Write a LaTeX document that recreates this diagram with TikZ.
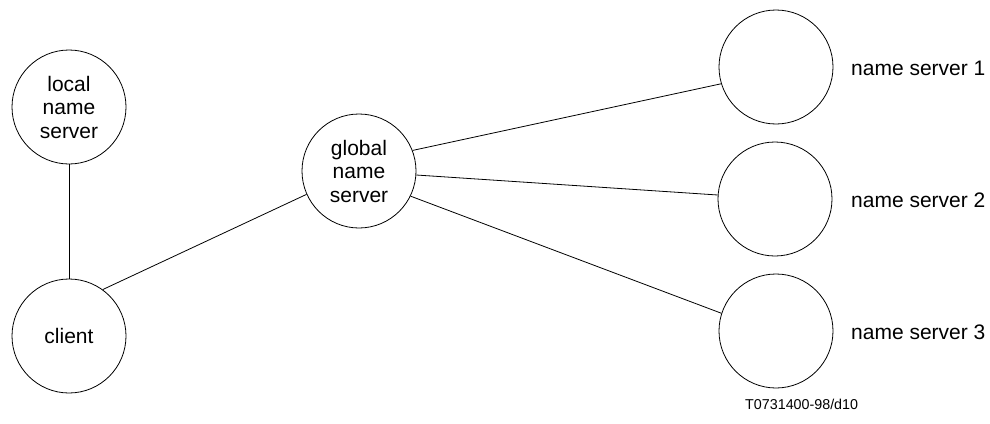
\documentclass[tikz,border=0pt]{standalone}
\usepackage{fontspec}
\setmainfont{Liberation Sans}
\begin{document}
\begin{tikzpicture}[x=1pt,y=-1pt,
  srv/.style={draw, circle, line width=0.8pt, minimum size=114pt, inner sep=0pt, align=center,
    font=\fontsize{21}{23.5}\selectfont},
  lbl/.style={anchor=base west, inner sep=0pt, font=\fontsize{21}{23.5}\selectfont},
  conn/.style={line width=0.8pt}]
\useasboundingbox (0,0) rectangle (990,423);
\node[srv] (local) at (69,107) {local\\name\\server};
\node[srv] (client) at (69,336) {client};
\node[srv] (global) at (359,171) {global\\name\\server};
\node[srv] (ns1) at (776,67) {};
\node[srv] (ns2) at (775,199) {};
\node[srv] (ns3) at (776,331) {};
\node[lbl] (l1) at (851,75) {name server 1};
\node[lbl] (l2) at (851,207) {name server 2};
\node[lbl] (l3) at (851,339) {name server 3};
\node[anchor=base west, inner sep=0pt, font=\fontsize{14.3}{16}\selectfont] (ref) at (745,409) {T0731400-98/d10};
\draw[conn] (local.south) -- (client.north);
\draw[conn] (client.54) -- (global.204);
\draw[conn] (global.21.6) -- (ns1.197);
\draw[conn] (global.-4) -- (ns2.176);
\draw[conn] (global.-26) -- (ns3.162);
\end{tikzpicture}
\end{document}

**Problem details**
Reproduce the data above in full, exactly as it is, with the pictures left out.

**The answer**
Write a LaTeX document that recreates this diagram with TikZ.
\documentclass[tikz,border=0pt]{standalone}
\usepackage{fontspec}
\setmainfont{Liberation Sans}
\begin{document}
\begin{tikzpicture}[x=1pt,y=-1pt,
  srv/.style={draw, circle, line width=0.8pt, minimum size=114pt, inner sep=0pt, align=center,
    font=\fontsize{21}{23.5}\selectfont},
  lbl/.style={anchor=base west, inner sep=0pt, font=\fontsize{21}{23.5}\selectfont},
  conn/.style={line width=0.8pt}]
\useasboundingbox (0,0) rectangle (990,423);
\node[srv] (local) at (69,107) {local\\name\\server};
\node[srv] (client) at (69,336) {client};
\node[srv] (global) at (359,171) {global\\name\\server};
\node[srv] (ns1) at (776,67) {};
\node[srv] (ns2) at (775,199) {};
\node[srv] (ns3) at (776,331) {};
\node[lbl] (l1) at (851,75) {name server 1};
\node[lbl] (l2) at (851,207) {name server 2};
\node[lbl] (l3) at (851,339) {name server 3};
\node[anchor=base west, inner sep=0pt, font=\fontsize{14.3}{16}\selectfont] (ref) at (745,409) {T0731400-98/d10};
\draw[conn] (local.south) -- (client.north);
\draw[conn] (client.54) -- (global.204);
\draw[conn] (global.21.6) -- (ns1.197);
\draw[conn] (global.-4) -- (ns2.176);
\draw[conn] (global.-26) -- (ns3.162);
\end{tikzpicture}
\end{document}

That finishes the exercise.